What can you do when your app timeout connecting to your log server in your CF deployment?
The following error occurred when I pushed my app to CF in AWS.
timeout connecting to log server, no log will be shown
Starting app cf-env in org codex / space cf-app-testing as admin...
Error restarting application: StagerError
To get more information I ran
CF_TRACE=true cf push, then I got the following message hanging there for what felt like like forever.
WEBSOCKET REQUEST: [2016-08-17T19:45:38Z]
GET /apps/e189be2e-770f-4d1c-94e2-d2168f2d292d/stream HTTP/1.1
Authorization: [PRIVATE DATA HIDDEN]
Since it failed when it sent a request to the doppler server, so I ran
bosh vms to check if the doppler VMs were running. I next logged into the doppler server and ran
monit summary to check if all the processes were running.
The output from running
monit summary is as follows:
Process 'doppler' running
Process 'syslog_drain_binder' running
Process 'metron_agent' running
Process 'toolbelt' running
System 'system_localhost' running
Everything looked good so I then dug through the logs on the doppler server. I saw the following messages in the
panic: sync cluster failed
goroutine 1 [running]:
main.NewStoreAdapter(0xc82004bb00, 0x3, 0x4, 0xa, 0x0, 0x0)

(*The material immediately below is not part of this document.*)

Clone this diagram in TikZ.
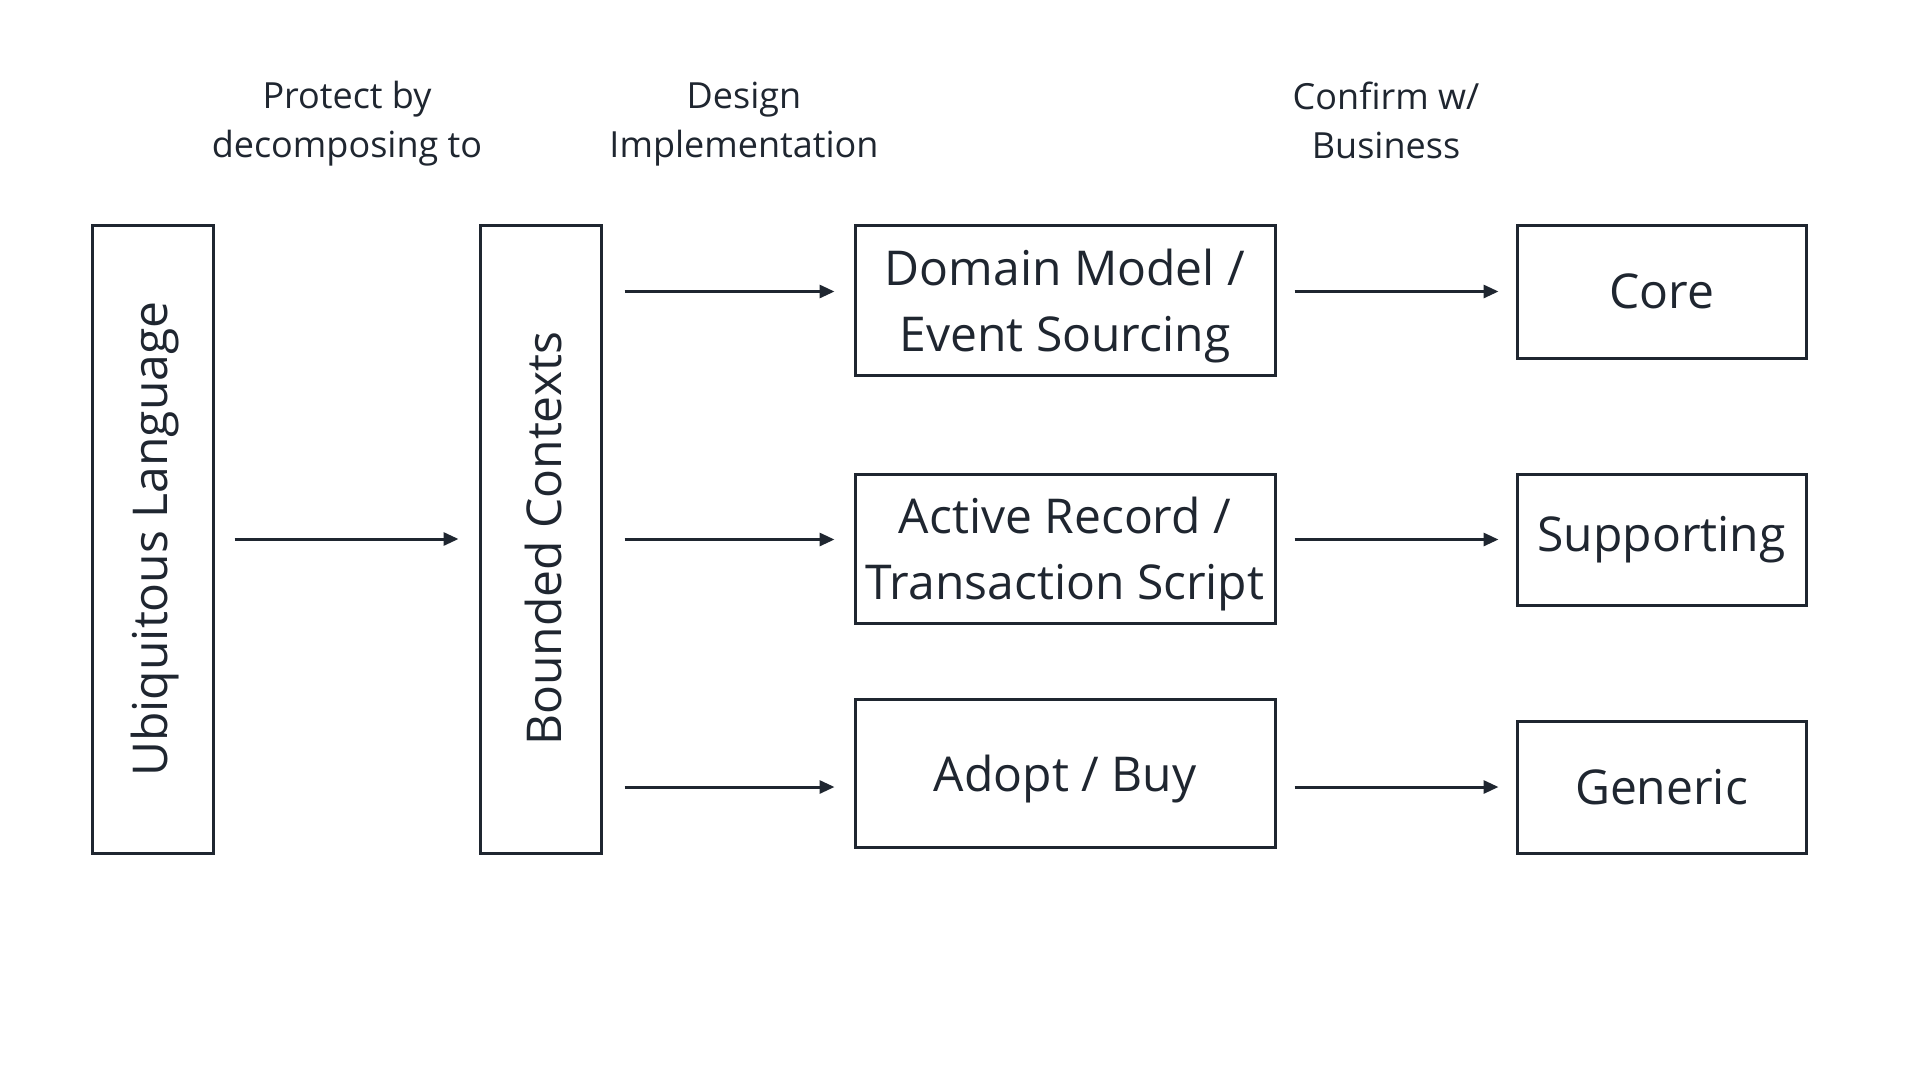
\documentclass[tikz,border=0pt]{standalone}
\usepackage{fontspec}
\setmainfont{Open Sans}
\usetikzlibrary{arrows.meta,calc}
\definecolor{ink}{HTML}{1F2630}
\begin{document}
\begin{tikzpicture}[x=1pt,y=-1pt,
  box/.style={draw=ink,line width=3pt,text=ink,inner sep=0pt,align=center,font=\fontsize{48}{66}\selectfont},
  vtext/.style={text=ink,rotate=90,font=\fontsize{48}{66}\selectfont},
  lbl/.style={text=ink,align=center,font=\fontsize{36}{49}\selectfont},
  arr/.style={draw=ink,line width=3pt,-{Triangle[length=15pt,width=13pt]}}]
\useasboundingbox[fill=white] (0,0) rectangle (1920,1080);
% tall boxes
\node[box,minimum width=121pt,minimum height=628pt] (ul) at (152.5,539) {};
\node[vtext] (ult) at ([xshift=3pt]ul.center) {Ubiquitous Language};
\node[box,minimum width=121pt,minimum height=628pt] (bc) at (540.5,539) {};
\node[vtext] (bct) at ([xshift=3pt]bc.center) {Bounded Contexts};
% middle column
\node[box,minimum width=420pt,minimum height=150pt,text depth=-7pt] (dm) at (1065,300) {Domain Model /\\Event Sourcing};
\node[box,minimum width=420pt,minimum height=149pt,text depth=-7pt] (ar) at (1065,548.5) {Active Record /\\Transaction Script};
\node[box,minimum width=420pt,minimum height=148pt,text depth=-10pt] (ab) at (1065,773) {Adopt / Buy};
% right column
\node[box,minimum width=289pt,minimum height=133pt] (core) at (1661.5,291.5) {Core};
\node[box,minimum width=289pt,minimum height=131pt] (sup) at (1661.5,539.5) {Supporting};
\node[box,minimum width=289pt,minimum height=132pt] (gen) at (1661.5,787) {Generic};
% labels
\node[lbl] (l1) at (347,124) {Protect by\\decomposing to};
\node[lbl] (l2) at (744,124) {Design\\Implementation};
\node[lbl] (l3) at (1386,120) {Confirm w/\\Business};
% arrows
\draw[arr] ([xshift=20pt]ul.east) -- ([xshift=-20pt]bc.west);
\draw[arr] ([xshift=22pt]bc.east |- core.west) -- ([xshift=-19pt]dm.west |- core.west);
\draw[arr] ([xshift=22pt]bc.east |- sup.west) -- ([xshift=-19pt]ar.west |- sup.west);
\draw[arr] ([xshift=22pt]bc.east |- gen.west) -- ([xshift=-19pt]ab.west |- gen.west);
\draw[arr] ([xshift=18pt]dm.east |- core.west) -- ([xshift=-17pt]core.west);
\draw[arr] ([xshift=18pt]ar.east |- sup.west) -- ([xshift=-17pt]sup.west);
\draw[arr] ([xshift=18pt]ab.east |- gen.west) -- ([xshift=-17pt]gen.west);
\end{tikzpicture}
\end{document}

For some reason, the log cluster could not be synchronized. As recommended by one of my super coworkers, Geoff, I then tried HM-9000 disaster-recovery method, whose summarized steps are:
monit stop etcd (on all nodes in etcd cluster)
rm -rf /var/vcap/store/etcd/* (on all nodes in etcd cluster)

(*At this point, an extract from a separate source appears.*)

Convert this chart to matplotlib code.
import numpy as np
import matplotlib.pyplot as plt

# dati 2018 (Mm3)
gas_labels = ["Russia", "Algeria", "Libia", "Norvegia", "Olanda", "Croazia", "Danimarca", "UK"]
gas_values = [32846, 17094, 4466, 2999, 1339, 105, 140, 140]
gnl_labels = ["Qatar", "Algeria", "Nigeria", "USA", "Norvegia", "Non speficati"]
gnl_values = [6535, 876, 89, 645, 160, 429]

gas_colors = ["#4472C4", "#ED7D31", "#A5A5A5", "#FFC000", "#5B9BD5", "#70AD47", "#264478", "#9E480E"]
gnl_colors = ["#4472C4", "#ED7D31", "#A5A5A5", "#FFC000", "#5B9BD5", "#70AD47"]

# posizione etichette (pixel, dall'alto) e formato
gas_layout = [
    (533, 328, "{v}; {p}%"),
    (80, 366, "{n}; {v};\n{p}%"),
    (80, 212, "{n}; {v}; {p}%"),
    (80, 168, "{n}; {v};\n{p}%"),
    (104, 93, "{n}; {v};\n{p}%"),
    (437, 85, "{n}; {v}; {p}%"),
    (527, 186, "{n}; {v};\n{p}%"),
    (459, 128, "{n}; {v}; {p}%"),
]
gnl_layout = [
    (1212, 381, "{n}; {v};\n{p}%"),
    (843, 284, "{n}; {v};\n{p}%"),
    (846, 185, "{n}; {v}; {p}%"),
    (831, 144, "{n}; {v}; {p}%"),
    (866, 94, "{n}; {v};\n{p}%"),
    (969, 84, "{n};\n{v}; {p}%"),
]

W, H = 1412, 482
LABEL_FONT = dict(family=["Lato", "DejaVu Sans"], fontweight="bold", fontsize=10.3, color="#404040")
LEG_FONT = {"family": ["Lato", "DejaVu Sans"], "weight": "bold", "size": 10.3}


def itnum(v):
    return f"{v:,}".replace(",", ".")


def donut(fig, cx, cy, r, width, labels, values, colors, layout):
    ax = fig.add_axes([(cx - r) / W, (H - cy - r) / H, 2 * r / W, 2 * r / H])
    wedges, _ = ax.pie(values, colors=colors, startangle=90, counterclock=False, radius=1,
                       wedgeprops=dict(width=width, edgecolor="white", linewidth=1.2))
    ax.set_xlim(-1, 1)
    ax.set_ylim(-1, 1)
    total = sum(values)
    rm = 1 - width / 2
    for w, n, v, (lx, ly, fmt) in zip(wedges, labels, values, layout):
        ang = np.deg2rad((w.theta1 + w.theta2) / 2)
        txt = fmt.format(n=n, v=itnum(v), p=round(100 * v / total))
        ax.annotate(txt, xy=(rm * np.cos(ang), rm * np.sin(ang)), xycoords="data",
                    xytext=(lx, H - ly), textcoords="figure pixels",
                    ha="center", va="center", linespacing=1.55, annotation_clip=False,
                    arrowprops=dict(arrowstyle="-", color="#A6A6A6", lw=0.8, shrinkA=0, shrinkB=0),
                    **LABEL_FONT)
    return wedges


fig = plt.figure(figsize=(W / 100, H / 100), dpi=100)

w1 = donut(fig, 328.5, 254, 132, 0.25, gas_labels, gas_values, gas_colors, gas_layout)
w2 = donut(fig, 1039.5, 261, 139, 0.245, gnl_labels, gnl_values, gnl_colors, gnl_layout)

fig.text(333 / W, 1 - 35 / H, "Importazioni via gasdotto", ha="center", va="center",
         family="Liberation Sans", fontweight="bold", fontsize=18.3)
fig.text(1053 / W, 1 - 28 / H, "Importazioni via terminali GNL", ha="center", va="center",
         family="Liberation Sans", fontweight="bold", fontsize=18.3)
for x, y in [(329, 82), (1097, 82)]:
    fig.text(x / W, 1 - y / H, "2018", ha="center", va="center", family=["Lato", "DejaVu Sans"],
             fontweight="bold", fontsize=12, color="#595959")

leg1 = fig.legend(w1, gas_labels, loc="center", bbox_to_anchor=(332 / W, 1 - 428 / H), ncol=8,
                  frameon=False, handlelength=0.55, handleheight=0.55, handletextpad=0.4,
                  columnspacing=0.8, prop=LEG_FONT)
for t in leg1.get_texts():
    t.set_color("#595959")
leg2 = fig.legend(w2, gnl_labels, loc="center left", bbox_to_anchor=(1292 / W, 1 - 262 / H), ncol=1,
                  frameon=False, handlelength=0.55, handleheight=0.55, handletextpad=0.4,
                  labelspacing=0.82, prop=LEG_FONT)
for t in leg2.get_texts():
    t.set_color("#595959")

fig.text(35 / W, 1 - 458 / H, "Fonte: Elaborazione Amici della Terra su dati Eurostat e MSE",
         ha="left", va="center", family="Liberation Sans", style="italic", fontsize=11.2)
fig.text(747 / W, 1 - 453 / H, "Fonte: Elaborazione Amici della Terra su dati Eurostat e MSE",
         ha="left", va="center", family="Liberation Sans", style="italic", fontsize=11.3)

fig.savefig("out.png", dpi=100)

monit start etcd (one-by-one on each node in etcd cluster)
It did not solve my problem this time, but I think it is a good method to know since it may come to rescue when you deal with some other logging problem.

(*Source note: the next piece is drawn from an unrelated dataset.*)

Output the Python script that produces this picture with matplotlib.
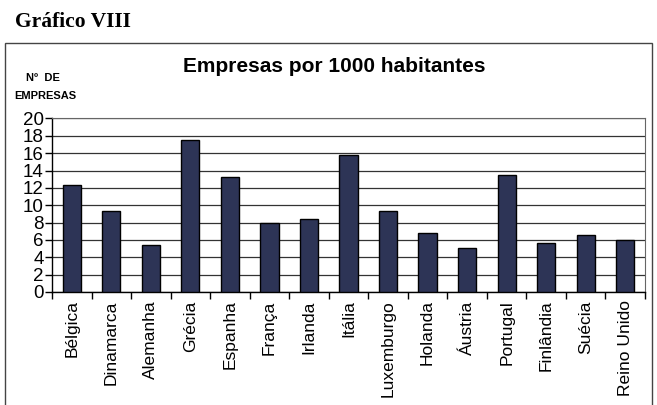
import numpy as np
import matplotlib.pyplot as plt
from matplotlib.patches import Rectangle

paises = ["Bélgica", "Dinamarca", "Alemanha", "Grécia", "Espanha", "França",
          "Irlanda", "Itália", "Luxemburgo", "Holanda", "Áustria", "Portugal",
          "Finlândia", "Suécia", "Reino Unido"]
empresas = [12.3, 9.3, 5.4, 17.5, 13.2, 8.0, 8.4, 15.8, 9.3, 6.8, 5.1, 13.5,
            5.7, 6.6, 6.0]
y_ticks = list(range(0, 21, 2))

plt.rcParams['font.family'] = ['Liberation Sans', 'DejaVu Sans']

fig = plt.figure(figsize=(6.57, 4.05), dpi=100)

# outer frame around the chart
fig.patches.append(Rectangle((5 / 657, -0.05), 647 / 657, 1.05 - 43 / 405,
                             transform=fig.transFigure, fill=False,
                             edgecolor='#444444', linewidth=1.0))

fig.text(15 / 657, 1 - 22 / 405, "Gráfico VIII", family='Liberation Serif',
         fontweight='bold', fontsize=15.5, va='center', ha='left')
fig.text(334 / 657, 1 - 67 / 405, "Empresas por 1000 habitantes",
         fontweight='bold', fontsize=15, ha='center', va='center')
fig.text(43 / 657, 1 - 78 / 405, "Nº  DE", fontweight='bold', fontsize=8,
         ha='center', va='center')
fig.text(45 / 657, 1 - 96 / 405, "EMPRESAS", fontweight='bold', fontsize=8,
         ha='center', va='center')

ax = fig.add_axes([52 / 657, 1 - 292 / 405, 593 / 657, 173.5 / 405])
x = np.arange(len(paises))
ax.bar(x, empresas, width=0.46, color='#2d3456', edgecolor='black',
       linewidth=1.0, zorder=3)

ax.set_xlim(-0.5, len(paises) - 0.5)
ax.set_ylim(0, 20)
ax.set_yticks(y_ticks)
ax.set_yticklabels([str(v) for v in y_ticks], fontsize=13.5)
ax.yaxis.grid(True, color='#333333', linewidth=0.9)
ax.set_axisbelow(True)

# category labels under bars, ticks between categories
ax.set_xticks(x)
ax.set_xticklabels(paises, rotation=90, fontsize=12.5)
ax.tick_params(axis='x', length=0, pad=6)
ax.set_xticks(np.arange(-0.5, len(paises)), minor=True)
ax.tick_params(axis='x', which='minor', length=5, direction='out', width=1)
ax.tick_params(axis='y', length=5, direction='out', width=1, pad=1)

for side in ['top', 'right']:
    ax.spines[side].set_color('#666666')
    ax.spines[side].set_linewidth(0.8)
ax.spines['left'].set_linewidth(1.0)
ax.spines['bottom'].set_linewidth(1.0)

fig.savefig("out.png", dpi=100)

Since everything itself was running and listening properly and the HM9000 reset-fix did not fix the problem, I went back to check my Security Group Settings and Routing Tables in my AWS Console. Both of them are listed in the left column of the VPC dashboard. I found out that port 4443 for the web socket connections was not allowed in the Inbound Rules! So I enabled port 4443 for Inbound traffic in my Security Group Settings. As soon as I did this running
cf push worked so that the app is now running.